▶ _What you are asked to do_
Report the count of lines where the string "this" appears, and nothing else.

▶ _Dataset records_
────────

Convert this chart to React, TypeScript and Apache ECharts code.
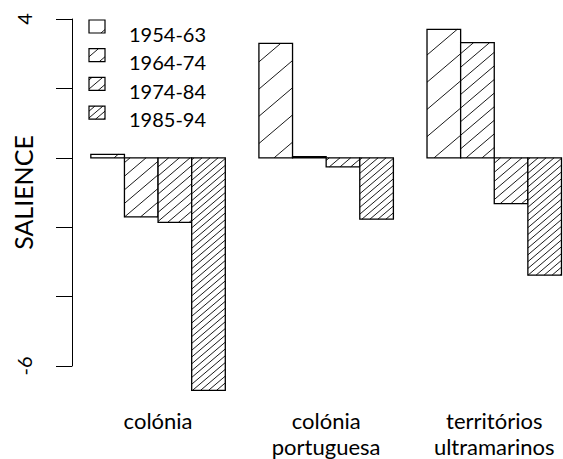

────────

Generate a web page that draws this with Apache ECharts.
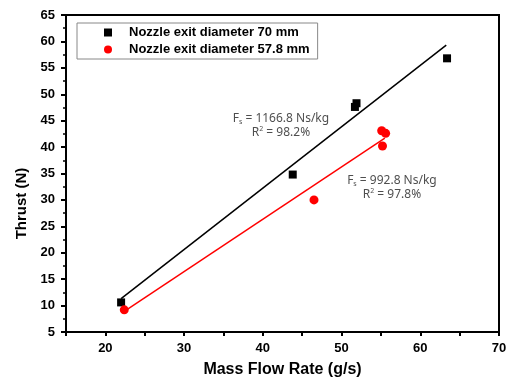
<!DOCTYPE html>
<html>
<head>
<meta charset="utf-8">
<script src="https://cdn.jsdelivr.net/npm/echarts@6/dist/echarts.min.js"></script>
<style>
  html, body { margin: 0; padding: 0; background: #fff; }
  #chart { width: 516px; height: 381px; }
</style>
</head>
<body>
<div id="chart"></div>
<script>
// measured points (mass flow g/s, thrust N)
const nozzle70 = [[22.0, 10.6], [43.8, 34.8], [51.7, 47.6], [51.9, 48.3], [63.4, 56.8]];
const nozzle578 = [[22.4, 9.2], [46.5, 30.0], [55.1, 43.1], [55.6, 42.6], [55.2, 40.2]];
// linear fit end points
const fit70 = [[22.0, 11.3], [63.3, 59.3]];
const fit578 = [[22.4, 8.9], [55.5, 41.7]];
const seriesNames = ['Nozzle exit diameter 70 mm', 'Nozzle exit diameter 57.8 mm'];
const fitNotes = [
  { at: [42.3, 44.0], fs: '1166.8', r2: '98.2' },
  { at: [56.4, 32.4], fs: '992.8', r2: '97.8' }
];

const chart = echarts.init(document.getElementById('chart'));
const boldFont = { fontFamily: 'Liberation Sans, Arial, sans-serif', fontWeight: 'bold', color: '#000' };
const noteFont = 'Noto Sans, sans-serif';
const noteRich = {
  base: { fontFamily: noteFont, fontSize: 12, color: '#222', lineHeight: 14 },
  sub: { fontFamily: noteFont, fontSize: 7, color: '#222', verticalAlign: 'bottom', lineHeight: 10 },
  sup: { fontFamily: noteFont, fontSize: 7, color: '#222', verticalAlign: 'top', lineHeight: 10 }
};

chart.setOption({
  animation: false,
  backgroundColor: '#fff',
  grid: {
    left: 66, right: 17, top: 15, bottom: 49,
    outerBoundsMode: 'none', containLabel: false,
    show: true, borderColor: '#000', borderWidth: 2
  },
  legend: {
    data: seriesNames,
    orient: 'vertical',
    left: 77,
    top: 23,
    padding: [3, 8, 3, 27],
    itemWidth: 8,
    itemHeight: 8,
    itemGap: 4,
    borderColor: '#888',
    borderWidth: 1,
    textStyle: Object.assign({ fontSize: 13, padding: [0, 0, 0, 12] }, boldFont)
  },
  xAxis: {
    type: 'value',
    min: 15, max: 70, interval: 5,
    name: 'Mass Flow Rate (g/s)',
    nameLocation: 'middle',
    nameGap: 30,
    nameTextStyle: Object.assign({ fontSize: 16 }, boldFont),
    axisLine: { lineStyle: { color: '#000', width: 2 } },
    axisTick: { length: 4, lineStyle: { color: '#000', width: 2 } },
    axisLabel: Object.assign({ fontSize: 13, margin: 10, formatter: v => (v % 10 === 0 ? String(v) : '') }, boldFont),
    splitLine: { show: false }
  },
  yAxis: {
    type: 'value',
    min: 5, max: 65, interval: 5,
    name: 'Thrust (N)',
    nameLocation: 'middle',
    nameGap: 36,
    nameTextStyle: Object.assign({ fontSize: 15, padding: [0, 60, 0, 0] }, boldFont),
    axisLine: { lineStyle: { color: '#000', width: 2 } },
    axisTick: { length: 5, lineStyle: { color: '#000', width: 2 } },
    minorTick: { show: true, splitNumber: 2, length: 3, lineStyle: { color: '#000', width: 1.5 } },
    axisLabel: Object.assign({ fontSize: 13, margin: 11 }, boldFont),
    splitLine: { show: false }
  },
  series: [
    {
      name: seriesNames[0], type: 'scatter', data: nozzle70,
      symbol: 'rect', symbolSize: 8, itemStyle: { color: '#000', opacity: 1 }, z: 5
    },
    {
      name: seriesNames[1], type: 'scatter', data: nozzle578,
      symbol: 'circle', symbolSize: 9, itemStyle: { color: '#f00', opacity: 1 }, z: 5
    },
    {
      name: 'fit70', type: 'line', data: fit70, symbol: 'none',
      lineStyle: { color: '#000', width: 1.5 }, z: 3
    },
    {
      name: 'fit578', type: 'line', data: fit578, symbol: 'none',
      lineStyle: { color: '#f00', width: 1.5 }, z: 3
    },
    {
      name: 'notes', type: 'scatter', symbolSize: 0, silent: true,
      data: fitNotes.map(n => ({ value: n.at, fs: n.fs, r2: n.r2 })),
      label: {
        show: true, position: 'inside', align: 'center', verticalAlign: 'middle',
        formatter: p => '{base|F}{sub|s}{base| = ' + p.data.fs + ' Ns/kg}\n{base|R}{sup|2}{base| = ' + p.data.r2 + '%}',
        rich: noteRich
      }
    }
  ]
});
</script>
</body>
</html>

────────

▶ _Output of the task_
2